═══ SUPPLIED ENTRIES
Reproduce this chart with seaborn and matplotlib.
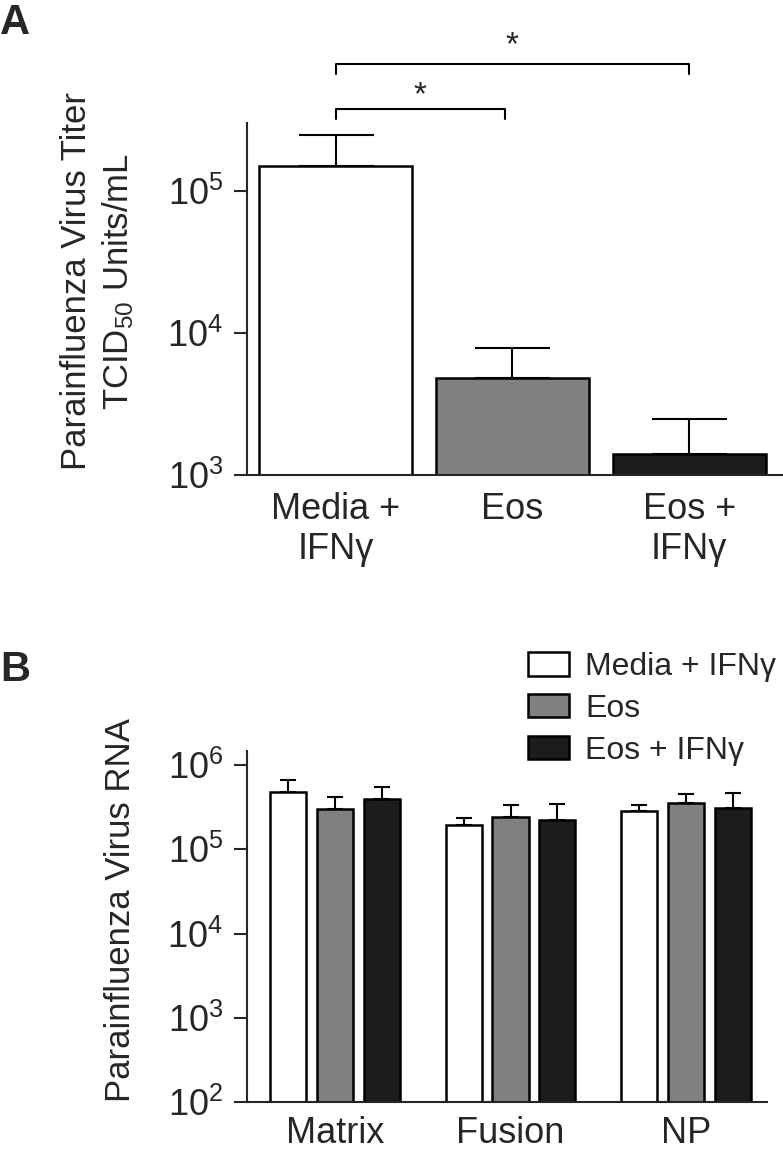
══════
═══ SUPPLIED ENTRIES
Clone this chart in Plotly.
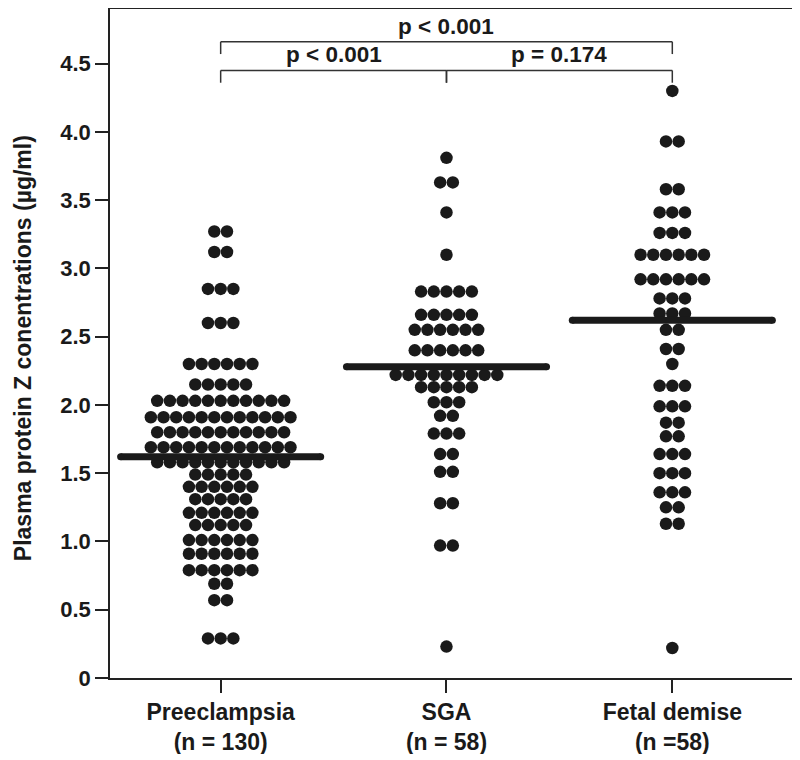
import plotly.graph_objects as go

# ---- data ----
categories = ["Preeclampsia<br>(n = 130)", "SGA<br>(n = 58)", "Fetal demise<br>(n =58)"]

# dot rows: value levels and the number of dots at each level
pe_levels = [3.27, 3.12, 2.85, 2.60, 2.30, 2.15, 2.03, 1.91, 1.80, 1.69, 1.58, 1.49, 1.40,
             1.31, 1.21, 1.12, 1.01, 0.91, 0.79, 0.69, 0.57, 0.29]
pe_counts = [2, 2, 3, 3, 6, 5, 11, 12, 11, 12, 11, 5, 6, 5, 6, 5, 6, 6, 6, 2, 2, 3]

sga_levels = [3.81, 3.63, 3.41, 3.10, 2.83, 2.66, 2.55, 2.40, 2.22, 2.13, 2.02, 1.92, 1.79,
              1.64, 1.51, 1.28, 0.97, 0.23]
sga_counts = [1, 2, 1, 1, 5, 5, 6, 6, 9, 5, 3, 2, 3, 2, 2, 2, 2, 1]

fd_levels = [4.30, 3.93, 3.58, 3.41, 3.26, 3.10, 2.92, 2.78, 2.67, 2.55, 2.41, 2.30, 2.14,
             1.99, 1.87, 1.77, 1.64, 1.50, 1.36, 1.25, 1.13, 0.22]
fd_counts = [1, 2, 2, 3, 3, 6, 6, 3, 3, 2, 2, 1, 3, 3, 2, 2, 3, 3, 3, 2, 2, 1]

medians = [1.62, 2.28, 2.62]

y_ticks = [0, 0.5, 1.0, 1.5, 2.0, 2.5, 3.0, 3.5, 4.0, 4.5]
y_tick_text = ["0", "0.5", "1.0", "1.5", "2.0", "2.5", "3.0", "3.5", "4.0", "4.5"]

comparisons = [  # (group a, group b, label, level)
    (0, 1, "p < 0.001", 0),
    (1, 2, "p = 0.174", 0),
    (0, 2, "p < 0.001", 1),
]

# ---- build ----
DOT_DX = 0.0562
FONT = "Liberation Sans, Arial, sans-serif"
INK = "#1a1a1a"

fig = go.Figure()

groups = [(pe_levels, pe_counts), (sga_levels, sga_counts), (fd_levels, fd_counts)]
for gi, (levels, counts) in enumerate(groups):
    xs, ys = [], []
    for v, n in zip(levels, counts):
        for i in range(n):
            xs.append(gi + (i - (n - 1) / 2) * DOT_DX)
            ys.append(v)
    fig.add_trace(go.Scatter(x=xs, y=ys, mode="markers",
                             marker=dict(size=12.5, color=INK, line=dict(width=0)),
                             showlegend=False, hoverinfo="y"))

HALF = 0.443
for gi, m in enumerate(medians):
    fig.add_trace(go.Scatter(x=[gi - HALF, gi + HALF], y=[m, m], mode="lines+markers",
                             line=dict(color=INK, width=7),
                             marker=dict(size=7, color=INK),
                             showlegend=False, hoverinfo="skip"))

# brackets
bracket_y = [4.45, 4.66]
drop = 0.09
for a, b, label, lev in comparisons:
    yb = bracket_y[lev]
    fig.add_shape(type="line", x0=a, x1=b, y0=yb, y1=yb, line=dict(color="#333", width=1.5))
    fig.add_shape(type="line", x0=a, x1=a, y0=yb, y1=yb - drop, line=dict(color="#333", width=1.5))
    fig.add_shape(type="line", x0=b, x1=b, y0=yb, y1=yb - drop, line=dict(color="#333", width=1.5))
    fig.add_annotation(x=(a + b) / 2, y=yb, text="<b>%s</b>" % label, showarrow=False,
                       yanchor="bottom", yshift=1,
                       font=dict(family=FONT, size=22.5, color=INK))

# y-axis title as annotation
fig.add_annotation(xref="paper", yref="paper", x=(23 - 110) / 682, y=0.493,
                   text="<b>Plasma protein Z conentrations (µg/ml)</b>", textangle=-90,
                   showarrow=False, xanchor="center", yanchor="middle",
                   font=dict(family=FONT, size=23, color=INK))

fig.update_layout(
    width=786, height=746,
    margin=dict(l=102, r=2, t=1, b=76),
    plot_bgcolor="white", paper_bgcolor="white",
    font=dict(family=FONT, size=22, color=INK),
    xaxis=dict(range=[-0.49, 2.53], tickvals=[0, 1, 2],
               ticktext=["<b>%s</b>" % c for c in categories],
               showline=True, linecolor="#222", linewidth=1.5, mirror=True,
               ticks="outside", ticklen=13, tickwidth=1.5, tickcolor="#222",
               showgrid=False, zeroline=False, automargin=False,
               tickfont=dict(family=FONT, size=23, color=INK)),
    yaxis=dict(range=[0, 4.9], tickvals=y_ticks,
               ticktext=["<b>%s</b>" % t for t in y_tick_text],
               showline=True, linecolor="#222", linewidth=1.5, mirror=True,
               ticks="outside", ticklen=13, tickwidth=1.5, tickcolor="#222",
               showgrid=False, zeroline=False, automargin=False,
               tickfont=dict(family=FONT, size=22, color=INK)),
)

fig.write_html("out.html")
══════
> **TASK PROMPT**
Copy out every line that includes the word "this".

> **RESPONSE**
Reproduce this chart with seaborn and matplotlib.
Clone this chart in Plotly.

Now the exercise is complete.